◆ **MATERIALS PROVIDED**

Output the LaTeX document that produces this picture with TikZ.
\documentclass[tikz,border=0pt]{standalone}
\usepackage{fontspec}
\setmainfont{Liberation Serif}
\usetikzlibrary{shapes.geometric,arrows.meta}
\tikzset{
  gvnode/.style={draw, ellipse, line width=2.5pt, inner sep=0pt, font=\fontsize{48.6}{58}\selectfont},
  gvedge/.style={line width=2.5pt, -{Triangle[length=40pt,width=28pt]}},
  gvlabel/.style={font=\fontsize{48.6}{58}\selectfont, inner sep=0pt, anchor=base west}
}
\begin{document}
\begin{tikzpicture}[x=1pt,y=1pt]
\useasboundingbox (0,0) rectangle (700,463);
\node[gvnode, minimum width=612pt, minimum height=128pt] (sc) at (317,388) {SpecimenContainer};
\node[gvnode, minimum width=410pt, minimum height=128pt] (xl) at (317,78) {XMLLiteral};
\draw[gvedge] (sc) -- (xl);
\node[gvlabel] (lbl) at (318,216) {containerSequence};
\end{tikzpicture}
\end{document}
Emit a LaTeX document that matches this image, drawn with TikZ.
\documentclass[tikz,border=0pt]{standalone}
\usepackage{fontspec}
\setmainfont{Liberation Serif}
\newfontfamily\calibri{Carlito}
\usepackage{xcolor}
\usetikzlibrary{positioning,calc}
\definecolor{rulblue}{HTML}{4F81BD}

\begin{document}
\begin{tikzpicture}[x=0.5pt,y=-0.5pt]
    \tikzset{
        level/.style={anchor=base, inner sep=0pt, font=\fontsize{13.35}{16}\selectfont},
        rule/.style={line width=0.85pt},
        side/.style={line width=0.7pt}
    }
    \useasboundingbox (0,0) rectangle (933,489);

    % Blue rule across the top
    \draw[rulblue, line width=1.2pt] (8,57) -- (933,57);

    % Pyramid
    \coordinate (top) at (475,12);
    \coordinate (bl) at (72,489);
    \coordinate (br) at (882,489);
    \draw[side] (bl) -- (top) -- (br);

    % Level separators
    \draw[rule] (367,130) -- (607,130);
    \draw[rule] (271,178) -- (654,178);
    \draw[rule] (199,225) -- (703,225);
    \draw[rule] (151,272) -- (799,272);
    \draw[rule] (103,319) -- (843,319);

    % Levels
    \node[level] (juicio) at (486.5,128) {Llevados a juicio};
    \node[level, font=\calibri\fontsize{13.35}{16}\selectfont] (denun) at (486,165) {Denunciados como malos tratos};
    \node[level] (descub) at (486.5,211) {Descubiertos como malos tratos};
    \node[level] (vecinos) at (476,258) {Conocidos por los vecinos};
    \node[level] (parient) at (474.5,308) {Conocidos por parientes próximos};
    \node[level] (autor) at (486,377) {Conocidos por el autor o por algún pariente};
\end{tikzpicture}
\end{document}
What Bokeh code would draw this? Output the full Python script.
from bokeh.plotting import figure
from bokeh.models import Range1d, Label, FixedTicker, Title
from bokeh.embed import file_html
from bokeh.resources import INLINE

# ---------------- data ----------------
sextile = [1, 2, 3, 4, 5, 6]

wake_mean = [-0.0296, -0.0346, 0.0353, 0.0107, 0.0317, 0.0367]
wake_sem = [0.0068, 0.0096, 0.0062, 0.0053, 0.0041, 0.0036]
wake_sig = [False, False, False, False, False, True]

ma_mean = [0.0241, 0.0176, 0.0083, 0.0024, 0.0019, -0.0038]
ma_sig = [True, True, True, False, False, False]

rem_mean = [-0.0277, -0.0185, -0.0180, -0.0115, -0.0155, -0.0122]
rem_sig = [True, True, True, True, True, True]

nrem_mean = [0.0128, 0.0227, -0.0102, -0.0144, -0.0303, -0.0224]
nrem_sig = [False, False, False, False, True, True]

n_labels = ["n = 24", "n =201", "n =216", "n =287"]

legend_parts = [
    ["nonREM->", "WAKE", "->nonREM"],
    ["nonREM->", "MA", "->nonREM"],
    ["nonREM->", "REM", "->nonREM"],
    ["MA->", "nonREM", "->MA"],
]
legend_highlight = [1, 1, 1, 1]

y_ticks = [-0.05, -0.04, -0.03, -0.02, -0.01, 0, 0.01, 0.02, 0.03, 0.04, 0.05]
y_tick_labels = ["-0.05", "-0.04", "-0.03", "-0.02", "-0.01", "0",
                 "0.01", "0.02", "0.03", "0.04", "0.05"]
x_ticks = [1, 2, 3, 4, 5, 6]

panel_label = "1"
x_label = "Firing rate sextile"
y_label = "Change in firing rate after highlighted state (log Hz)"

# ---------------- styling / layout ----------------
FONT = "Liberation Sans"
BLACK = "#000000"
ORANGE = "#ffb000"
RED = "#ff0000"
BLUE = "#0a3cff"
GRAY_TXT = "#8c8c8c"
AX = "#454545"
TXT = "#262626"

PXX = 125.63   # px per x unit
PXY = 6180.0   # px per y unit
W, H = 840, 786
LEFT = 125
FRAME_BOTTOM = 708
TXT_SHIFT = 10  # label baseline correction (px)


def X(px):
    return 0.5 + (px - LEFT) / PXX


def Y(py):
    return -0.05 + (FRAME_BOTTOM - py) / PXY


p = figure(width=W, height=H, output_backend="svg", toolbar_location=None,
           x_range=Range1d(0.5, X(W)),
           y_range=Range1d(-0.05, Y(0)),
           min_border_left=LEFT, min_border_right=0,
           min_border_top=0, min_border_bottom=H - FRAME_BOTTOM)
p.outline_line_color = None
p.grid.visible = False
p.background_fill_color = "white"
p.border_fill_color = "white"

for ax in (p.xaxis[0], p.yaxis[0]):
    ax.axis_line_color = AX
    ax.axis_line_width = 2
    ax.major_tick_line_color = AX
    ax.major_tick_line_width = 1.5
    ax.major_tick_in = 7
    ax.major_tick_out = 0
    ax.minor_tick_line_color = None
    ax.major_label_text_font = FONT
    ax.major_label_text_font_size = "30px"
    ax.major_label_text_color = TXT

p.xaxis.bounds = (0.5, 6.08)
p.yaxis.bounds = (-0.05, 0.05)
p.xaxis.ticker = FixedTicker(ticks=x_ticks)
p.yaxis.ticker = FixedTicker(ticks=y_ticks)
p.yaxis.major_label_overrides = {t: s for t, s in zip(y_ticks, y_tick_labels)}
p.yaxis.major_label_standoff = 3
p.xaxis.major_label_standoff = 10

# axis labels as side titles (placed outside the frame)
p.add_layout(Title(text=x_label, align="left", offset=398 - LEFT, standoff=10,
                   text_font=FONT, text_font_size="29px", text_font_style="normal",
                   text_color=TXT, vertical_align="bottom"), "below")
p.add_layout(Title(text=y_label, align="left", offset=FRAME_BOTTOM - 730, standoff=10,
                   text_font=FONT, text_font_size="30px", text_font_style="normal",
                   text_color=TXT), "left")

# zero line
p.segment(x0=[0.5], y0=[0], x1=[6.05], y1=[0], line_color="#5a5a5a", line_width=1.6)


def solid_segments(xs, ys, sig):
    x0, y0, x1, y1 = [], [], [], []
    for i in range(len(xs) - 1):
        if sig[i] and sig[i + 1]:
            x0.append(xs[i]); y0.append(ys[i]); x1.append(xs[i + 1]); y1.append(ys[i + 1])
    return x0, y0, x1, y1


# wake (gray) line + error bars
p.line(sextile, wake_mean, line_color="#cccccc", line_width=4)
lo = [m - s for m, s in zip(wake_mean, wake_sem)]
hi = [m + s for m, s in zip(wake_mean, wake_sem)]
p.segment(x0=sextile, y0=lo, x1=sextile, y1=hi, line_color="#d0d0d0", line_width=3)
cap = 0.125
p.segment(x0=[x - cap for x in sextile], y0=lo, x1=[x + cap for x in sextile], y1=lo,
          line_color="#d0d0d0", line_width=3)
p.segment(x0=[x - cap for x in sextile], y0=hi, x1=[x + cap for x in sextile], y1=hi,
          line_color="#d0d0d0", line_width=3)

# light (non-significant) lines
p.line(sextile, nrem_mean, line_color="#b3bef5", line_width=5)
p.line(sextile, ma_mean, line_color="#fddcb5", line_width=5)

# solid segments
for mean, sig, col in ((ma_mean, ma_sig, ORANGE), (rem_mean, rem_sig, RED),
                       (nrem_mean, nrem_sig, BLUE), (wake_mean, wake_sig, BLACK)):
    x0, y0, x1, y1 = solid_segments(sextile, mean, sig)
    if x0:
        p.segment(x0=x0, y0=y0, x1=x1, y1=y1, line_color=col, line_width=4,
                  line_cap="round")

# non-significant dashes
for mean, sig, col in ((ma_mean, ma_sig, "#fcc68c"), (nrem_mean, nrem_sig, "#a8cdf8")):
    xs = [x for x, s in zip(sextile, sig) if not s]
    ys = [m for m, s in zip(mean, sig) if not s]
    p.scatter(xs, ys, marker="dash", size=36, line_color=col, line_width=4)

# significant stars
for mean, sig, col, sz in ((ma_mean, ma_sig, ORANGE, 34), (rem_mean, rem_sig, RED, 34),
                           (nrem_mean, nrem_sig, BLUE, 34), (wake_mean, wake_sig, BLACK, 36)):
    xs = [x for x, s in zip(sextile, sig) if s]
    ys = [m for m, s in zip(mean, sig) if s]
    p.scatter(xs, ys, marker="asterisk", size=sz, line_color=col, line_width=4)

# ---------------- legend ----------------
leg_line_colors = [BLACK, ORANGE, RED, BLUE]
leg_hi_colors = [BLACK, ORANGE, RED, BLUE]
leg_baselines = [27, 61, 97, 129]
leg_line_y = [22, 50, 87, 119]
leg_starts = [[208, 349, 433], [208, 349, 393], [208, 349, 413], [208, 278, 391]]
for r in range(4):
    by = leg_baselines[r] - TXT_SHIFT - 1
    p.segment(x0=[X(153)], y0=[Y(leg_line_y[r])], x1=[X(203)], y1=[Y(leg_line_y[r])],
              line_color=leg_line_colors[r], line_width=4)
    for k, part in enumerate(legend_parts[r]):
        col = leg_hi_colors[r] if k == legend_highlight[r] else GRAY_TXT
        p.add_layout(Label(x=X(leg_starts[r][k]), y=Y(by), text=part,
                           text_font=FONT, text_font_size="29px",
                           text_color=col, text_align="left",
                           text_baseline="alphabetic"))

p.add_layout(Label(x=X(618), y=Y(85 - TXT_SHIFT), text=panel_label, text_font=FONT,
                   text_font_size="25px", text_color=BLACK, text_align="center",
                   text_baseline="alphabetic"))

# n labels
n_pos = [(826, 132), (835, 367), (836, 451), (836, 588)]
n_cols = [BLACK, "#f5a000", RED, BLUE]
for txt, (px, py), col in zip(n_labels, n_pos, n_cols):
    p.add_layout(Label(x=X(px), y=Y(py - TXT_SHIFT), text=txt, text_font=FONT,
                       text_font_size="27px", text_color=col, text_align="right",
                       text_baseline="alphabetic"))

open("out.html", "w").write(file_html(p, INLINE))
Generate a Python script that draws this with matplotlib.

◆ **THE EXERCISE**
Please print the lines from the start of the records up to and including the line with "(8,57) -- (933,57);", copying each one exactly and leaving out the rest.

◆ **RIGHT ANSWER**
Output the LaTeX document that produces this picture with TikZ.
\documentclass[tikz,border=0pt]{standalone}
\usepackage{fontspec}
\setmainfont{Liberation Serif}
\usetikzlibrary{shapes.geometric,arrows.meta}
\tikzset{
  gvnode/.style={draw, ellipse, line width=2.5pt, inner sep=0pt, font=\fontsize{48.6}{58}\selectfont},
  gvedge/.style={line width=2.5pt, -{Triangle[length=40pt,width=28pt]}},
  gvlabel/.style={font=\fontsize{48.6}{58}\selectfont, inner sep=0pt, anchor=base west}
}
\begin{document}
\begin{tikzpicture}[x=1pt,y=1pt]
\useasboundingbox (0,0) rectangle (700,463);
\node[gvnode, minimum width=612pt, minimum height=128pt] (sc) at (317,388) {SpecimenContainer};
\node[gvnode, minimum width=410pt, minimum height=128pt] (xl) at (317,78) {XMLLiteral};
\draw[gvedge] (sc) -- (xl);
\node[gvlabel] (lbl) at (318,216) {containerSequence};
\end{tikzpicture}
\end{document}
Emit a LaTeX document that matches this image, drawn with TikZ.
\documentclass[tikz,border=0pt]{standalone}
\usepackage{fontspec}
\setmainfont{Liberation Serif}
\newfontfamily\calibri{Carlito}
\usepackage{xcolor}
\usetikzlibrary{positioning,calc}
\definecolor{rulblue}{HTML}{4F81BD}

\begin{document}
\begin{tikzpicture}[x=0.5pt,y=-0.5pt]
    \tikzset{
        level/.style={anchor=base, inner sep=0pt, font=\fontsize{13.35}{16}\selectfont},
        rule/.style={line width=0.85pt},
        side/.style={line width=0.7pt}
    }
    \useasboundingbox (0,0) rectangle (933,489);

    % Blue rule across the top
    \draw[rulblue, line width=1.2pt] (8,57) -- (933,57);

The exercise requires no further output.